Sigrid: 'Sucker Punch' - Album Review
A Blast of Pop Songs That Won't Let You Forget
Sigrid, 22 years old, born and bred in Norway. Two years of very enthusiastic promotion by her label, she finally debuts with her album Sucker Punch a full-on pop album that makes you miss your friends, makes your eyes tear up, and put a smile on your face. Her very first Don’t Kill My Vibe EP was packed with classic pop tunes, but still had a little spice added by Sigrid. A few songs make the cut on this album: "Don’t Kill My Vibe" and "Dynamite." She later received massive attention globally with a synth-pop influenced single "Strangers," which attained her the first top 10 single in the UK. She also came in first place at the BBC Sound of 2018.
The album’s title track "Sucker Punch" is really a blow in your face, and full of energy. The quirky bass lines and her vocal style highlight Sigrid's originality, both as a vocalist and lyricist. The drums also remind us of one of the punching sounds from one of those old Nintendo games. The unexpected guitar in the bridge adds an extra layer to the song that makes the songs something memorable.
Sigrid’s ability to write strong hook lines is somewhat rare nowadays in the pop world, but you will fully enjoy that ear worm effect with this album. Almost all songs are ready to get played on the radio. "Strangers" is a great example here. It’s not a happy song if you really pay attention to the lyrics. It’s one of those dance music songs that make your body move and cry at the same time. We can’t have what we see in the movies, and that’s what "Strangers" is about.
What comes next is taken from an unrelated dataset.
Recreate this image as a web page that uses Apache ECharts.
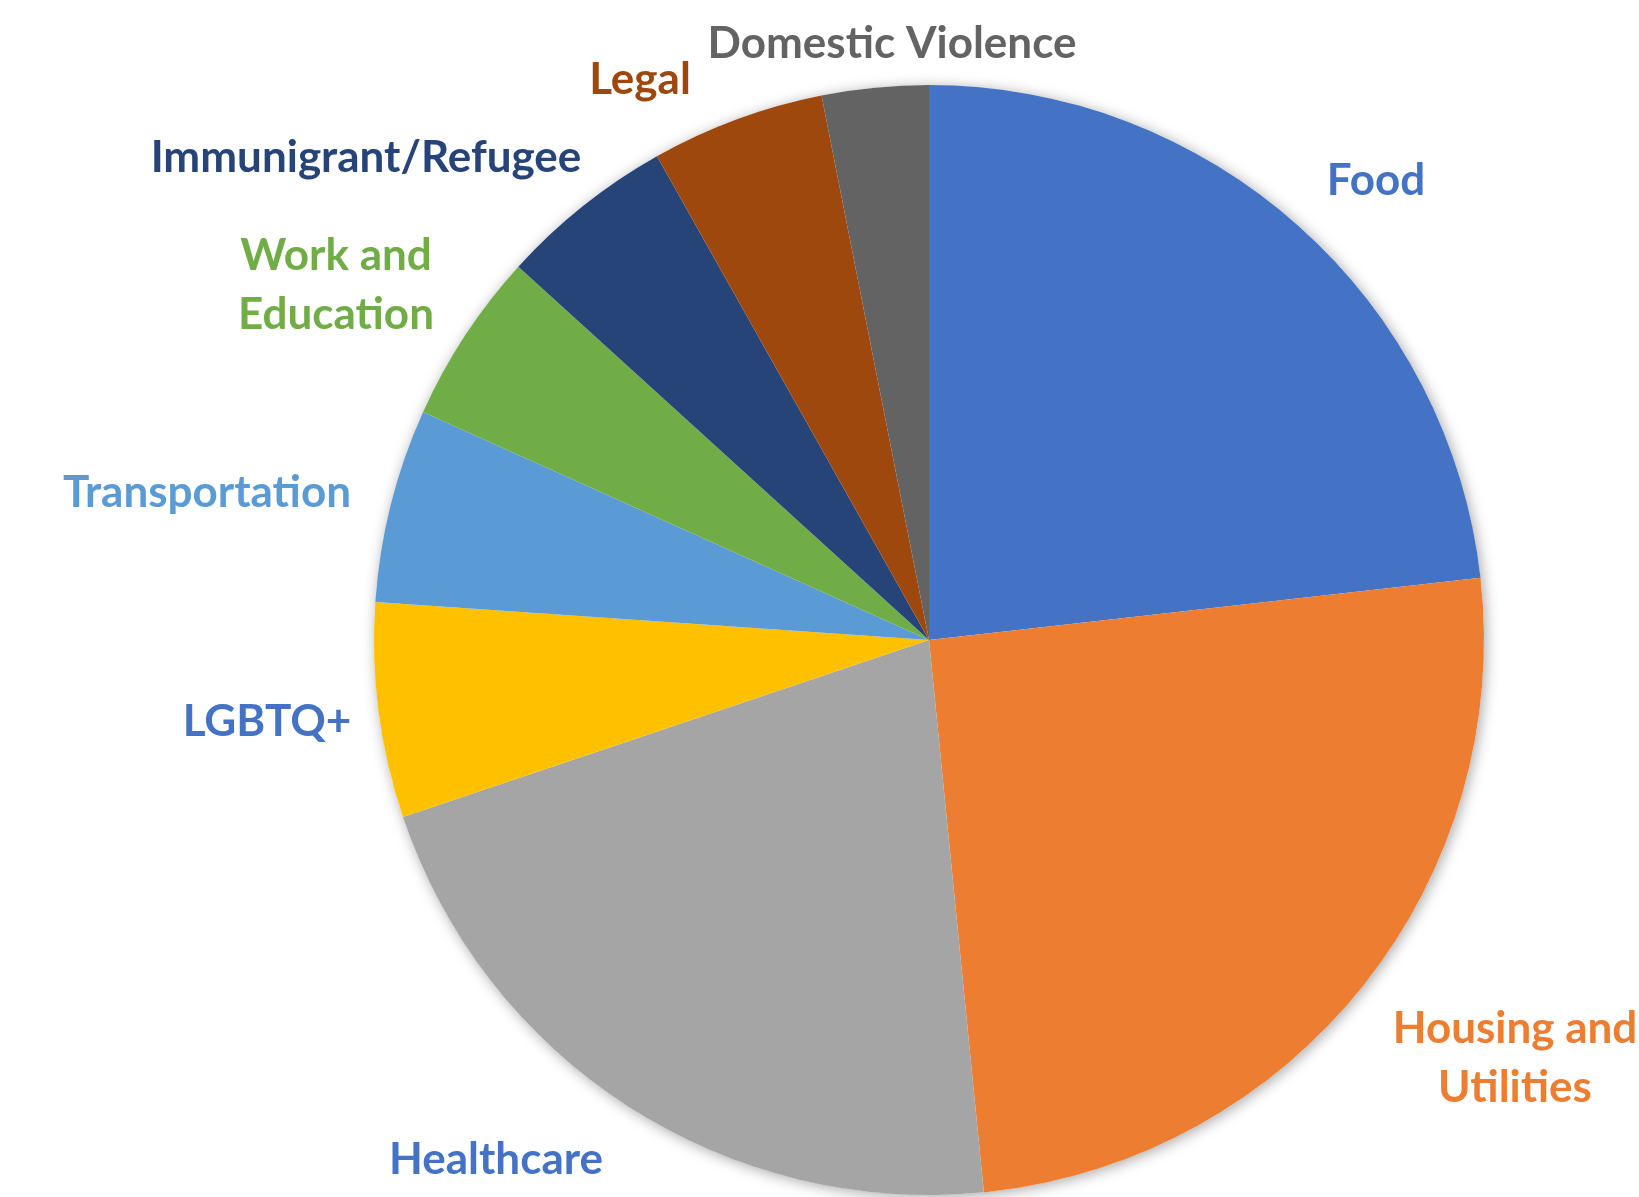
<!DOCTYPE html>
<html>
<head>
<meta charset="utf-8">
<script src="https://cdn.jsdelivr.net/npm/echarts@6/dist/echarts.min.js"></script>
<style>
html,body{margin:0;padding:0;background:#fff;}
#chart{width:1639px;height:1197px;}
</style>
</head>
<body>
<div id="chart"></div>
<script>
// ---- data (shares, %) ----
const categories = ['Food', 'Housing and\nUtilities', 'Healthcare', 'LGBTQ+', 'Transportation', 'Work and\nEducation', 'Immunigrant/Refugee', 'Legal', 'Domestic Violence'];
const values = [23.2, 25.2, 21.4, 6.25, 5.65, 5.0, 5.1, 5.05, 3.1];
const sliceColors = ['#4472C4', '#ED7D31', '#A5A5A5', '#FFC000', '#5B9BD5', '#70AD47', '#264478', '#9E480E', '#636363'];
const labelColors = ['#4472C4', '#ED7D31', '#4472C4', '#4472C4', '#5B9BD5', '#70AD47', '#264478', '#9E480E', '#636363'];
// label centres (layout, px)
const labelPos = [[1376, 181], [1515, 1058], [496, 1160], [267, 722], [207, 493], [336, 285], [366, 158], [640, 80], [892, 44]];

const CENTER = [929, 640];
const RADIUS = 555;
const FONT = 'Lato';
const FS = 44;

const chart = echarts.init(document.getElementById('chart'));
const data = categories.map((c, i) => ({
  name: c,
  value: values[i],
  itemStyle: { color: sliceColors[i] },
  label: {
    color: labelColors[i],
    formatter: c.split('\n').map(s => '{a|' + s + '}').join('\n'),
    rich: { a: { color: labelColors[i], fontFamily: FONT, fontWeight: 'bold', fontSize: FS, lineHeight: 59, align: 'center' } }
  }
}));

chart.setOption({
  backgroundColor: '#fff',
  animation: false,
  series: [
    {
      type: 'pie',
      center: CENTER,
      radius: RADIUS,
      silent: true,
      z: 1,
      label: { show: false },
      labelLine: { show: false },
      itemStyle: { color: '#fff', shadowBlur: 14, shadowColor: 'rgba(0,0,0,0.35)', shadowOffsetX: 2, shadowOffsetY: 2 },
      data: [{ value: 1, name: 'bg' }]
    },
    {
      type: 'pie',
      center: CENTER,
      radius: RADIUS,
      startAngle: 90,
      clockwise: true,
      z: 2,
      avoidLabelOverlap: false,
      itemStyle: { borderWidth: 0 },
      label: {
        show: true,
        position: 'outside',
        overflow: 'none',
        edgeDistance: 0,
        bleedMargin: 0,
        fontFamily: FONT,
        fontWeight: 'bold',
        fontSize: FS
      },
      labelLine: { show: false },
      labelLayout: function (params) {
        const p = labelPos[params.dataIndex];
        return { x: p[0], y: p[1], align: 'center', verticalAlign: 'middle', hideOverlap: false };
      },
      data: data
    }
  ]
});
</script>
</body>
</html>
Her latest single, "Don't Feel Like Crying," is an orchestral pop song that is again, very catchy, but also a very sad post-breakup song. One thing that makes Sigrid so genuine is that her music is relatable in every aspect. It's not lyrically masterful, but it's all in us, it’s what we all go through in our lives at some point, and it’s okay to feel sad. "Sight of You" takes a similar approach in terms of production, but it’s more uplifting and playful. Again, she opens up that it can be exhausting for being on stages sometimes, but it’s her fans that push her to get through a hard time. It’s one of the happiest songs on the album that will remind you of your family or friends.
One of the highlights of the album is when Sigrid takes a more acoustic approach. "In Vain" is an emotional track, in which she beautifully expresses her relationship slowly falling apart. The song starts with an electric guitar and vocals. In this song, in particular, you can hear the pain in her voice. Her raspiness brings the track to another level emotionally. However, Sigrid is not a "basic" girl who just finishes a song with just her vocals and guitar. The unexpected drop in the last 60 seconds showcases her uniqueness.
There are more straightforward synth-pop songs on this album such as "Mine Right Now," "Basic," and "Never Mine." The latter song reminds me of one of the recent releases by Backstreet Boys, "Don’t Go Break My Heart," which is not a bad song, but not as striking as the rest of the album. "Business Dinner," however, is a strong pop song that shouts out to the music industry that Sigrid is not changing herself their demands for her to be this stereotypical pop star. She noted that the idea for this track derived from Japanese film company Studio Ghibli. She enraptures the world of Ghibli films and makes "Business Dinner" a memorable track.